→ **SHORT PROBLEM**:
Pick out the lines below that contain the string "with" and copy them all.

[Start GIVEN INFORMATION]

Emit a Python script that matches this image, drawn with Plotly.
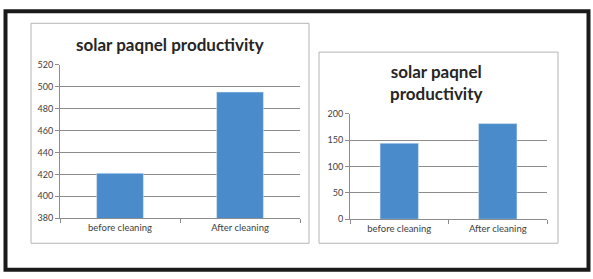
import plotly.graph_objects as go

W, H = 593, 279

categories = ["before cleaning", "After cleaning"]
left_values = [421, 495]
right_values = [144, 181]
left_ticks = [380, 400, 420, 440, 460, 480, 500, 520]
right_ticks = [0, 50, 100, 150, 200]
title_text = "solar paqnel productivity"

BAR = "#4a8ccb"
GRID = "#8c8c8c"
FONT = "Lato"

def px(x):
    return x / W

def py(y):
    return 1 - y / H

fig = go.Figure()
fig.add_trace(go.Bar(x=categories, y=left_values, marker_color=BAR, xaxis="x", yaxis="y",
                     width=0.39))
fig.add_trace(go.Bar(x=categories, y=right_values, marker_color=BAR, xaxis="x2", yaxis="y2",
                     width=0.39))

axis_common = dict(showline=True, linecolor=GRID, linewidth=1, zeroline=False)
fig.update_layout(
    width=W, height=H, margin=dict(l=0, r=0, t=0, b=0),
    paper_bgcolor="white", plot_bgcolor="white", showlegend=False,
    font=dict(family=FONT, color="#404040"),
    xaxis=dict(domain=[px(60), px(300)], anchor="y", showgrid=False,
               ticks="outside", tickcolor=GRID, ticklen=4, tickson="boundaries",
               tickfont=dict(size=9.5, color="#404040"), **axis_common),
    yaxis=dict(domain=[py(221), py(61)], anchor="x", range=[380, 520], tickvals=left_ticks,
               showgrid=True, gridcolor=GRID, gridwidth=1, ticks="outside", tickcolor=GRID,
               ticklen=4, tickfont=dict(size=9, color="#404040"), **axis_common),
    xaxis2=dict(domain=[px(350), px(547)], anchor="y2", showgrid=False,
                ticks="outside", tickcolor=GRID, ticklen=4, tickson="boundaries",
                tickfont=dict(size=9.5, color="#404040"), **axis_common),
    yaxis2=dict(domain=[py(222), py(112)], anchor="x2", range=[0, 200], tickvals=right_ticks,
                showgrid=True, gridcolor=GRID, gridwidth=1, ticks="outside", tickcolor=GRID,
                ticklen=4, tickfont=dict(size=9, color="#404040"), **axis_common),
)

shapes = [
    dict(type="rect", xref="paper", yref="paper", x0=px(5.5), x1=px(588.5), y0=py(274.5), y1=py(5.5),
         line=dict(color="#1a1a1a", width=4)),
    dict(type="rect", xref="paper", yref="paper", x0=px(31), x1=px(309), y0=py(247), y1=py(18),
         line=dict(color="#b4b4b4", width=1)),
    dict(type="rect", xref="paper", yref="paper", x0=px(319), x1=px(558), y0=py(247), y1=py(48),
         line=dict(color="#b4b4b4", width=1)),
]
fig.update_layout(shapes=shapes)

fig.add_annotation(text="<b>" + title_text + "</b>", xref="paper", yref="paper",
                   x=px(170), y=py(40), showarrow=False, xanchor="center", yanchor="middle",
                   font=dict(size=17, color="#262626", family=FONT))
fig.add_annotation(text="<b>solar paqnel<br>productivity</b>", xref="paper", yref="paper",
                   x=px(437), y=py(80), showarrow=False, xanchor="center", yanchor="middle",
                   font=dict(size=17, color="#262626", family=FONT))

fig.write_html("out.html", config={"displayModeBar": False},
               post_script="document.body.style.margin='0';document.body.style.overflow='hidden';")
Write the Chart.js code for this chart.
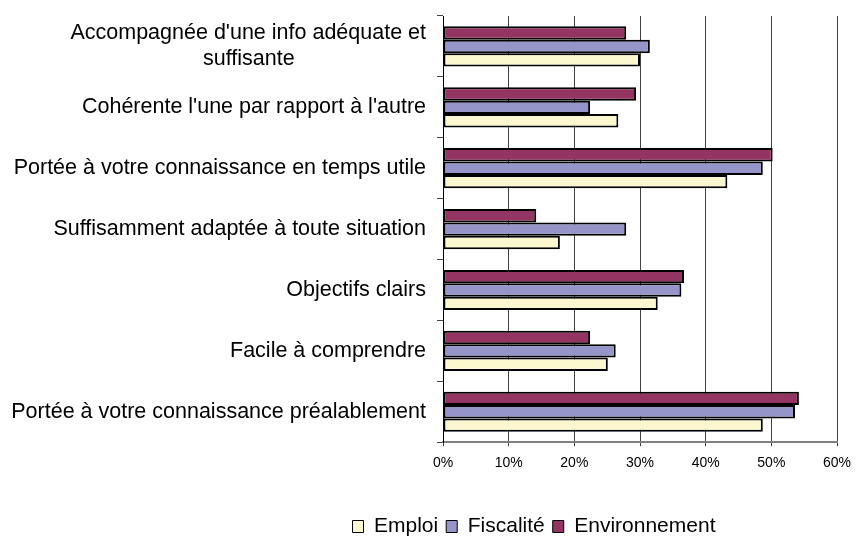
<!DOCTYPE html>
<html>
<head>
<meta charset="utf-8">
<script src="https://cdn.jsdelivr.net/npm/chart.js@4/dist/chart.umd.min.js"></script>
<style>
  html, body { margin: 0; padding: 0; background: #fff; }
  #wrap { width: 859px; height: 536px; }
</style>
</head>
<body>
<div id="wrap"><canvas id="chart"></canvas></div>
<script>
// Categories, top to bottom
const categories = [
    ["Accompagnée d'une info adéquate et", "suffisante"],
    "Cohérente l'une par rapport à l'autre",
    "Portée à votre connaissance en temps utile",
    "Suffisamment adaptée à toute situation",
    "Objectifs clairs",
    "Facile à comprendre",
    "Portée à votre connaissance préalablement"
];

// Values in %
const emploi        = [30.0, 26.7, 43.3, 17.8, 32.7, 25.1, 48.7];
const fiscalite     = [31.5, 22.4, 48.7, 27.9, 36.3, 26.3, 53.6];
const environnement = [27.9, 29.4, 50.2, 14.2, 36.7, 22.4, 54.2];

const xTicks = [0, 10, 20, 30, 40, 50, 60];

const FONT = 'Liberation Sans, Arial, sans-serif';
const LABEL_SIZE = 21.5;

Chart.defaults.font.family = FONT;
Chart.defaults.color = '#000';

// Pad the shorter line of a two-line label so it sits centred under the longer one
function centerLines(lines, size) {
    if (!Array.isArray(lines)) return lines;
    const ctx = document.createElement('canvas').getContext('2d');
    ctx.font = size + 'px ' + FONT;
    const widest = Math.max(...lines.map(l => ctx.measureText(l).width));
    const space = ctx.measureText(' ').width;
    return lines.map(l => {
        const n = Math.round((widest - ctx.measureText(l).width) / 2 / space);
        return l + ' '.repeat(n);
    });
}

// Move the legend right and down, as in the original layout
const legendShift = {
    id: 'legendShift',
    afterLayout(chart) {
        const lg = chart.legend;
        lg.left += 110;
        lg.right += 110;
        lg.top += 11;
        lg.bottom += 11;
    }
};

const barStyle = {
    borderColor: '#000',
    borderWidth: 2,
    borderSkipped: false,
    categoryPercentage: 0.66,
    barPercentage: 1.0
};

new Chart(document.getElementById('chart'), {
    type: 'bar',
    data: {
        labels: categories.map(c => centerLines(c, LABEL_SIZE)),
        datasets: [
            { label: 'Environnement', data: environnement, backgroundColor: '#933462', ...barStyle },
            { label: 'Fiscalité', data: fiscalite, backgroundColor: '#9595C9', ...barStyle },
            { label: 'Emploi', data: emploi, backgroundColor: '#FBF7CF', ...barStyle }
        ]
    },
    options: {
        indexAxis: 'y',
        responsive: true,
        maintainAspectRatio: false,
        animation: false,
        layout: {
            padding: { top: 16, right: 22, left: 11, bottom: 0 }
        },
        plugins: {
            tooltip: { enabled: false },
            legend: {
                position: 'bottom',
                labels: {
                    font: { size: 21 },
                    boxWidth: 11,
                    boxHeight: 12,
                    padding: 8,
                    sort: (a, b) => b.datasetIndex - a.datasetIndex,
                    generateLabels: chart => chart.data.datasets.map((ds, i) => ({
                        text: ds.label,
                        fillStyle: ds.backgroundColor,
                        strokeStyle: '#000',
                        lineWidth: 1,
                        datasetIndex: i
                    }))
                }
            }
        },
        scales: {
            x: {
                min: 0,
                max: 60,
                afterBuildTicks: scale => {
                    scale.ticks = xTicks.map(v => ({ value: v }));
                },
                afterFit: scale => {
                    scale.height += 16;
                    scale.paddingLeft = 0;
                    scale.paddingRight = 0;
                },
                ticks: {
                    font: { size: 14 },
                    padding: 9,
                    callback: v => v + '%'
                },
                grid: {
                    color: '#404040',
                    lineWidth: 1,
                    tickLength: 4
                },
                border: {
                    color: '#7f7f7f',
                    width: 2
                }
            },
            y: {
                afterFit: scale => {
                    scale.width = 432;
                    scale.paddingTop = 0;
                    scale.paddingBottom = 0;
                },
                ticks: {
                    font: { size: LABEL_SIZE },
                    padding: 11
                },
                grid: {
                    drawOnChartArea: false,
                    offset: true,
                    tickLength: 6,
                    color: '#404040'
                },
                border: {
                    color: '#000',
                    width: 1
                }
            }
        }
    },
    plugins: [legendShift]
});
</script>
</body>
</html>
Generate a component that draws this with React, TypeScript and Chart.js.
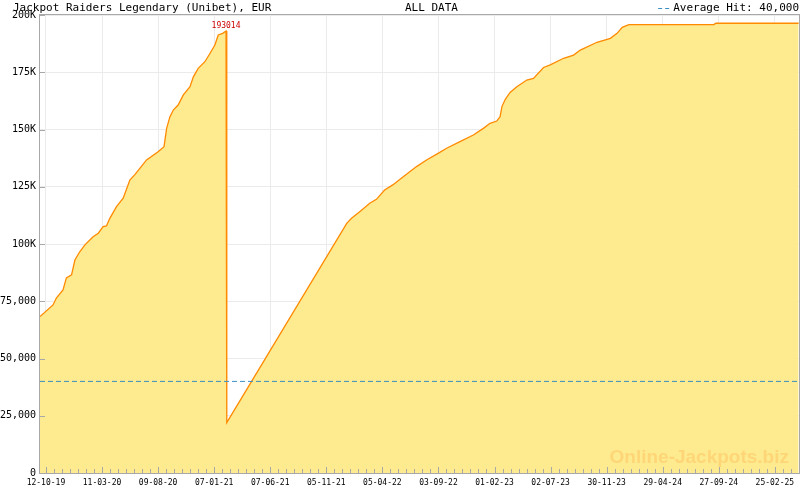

[End GIVEN INFORMATION]

→ **FULL OUTPUT**:
Emit a Python script that matches this image, drawn with Plotly.
Generate a component that draws this with React, TypeScript and Chart.js.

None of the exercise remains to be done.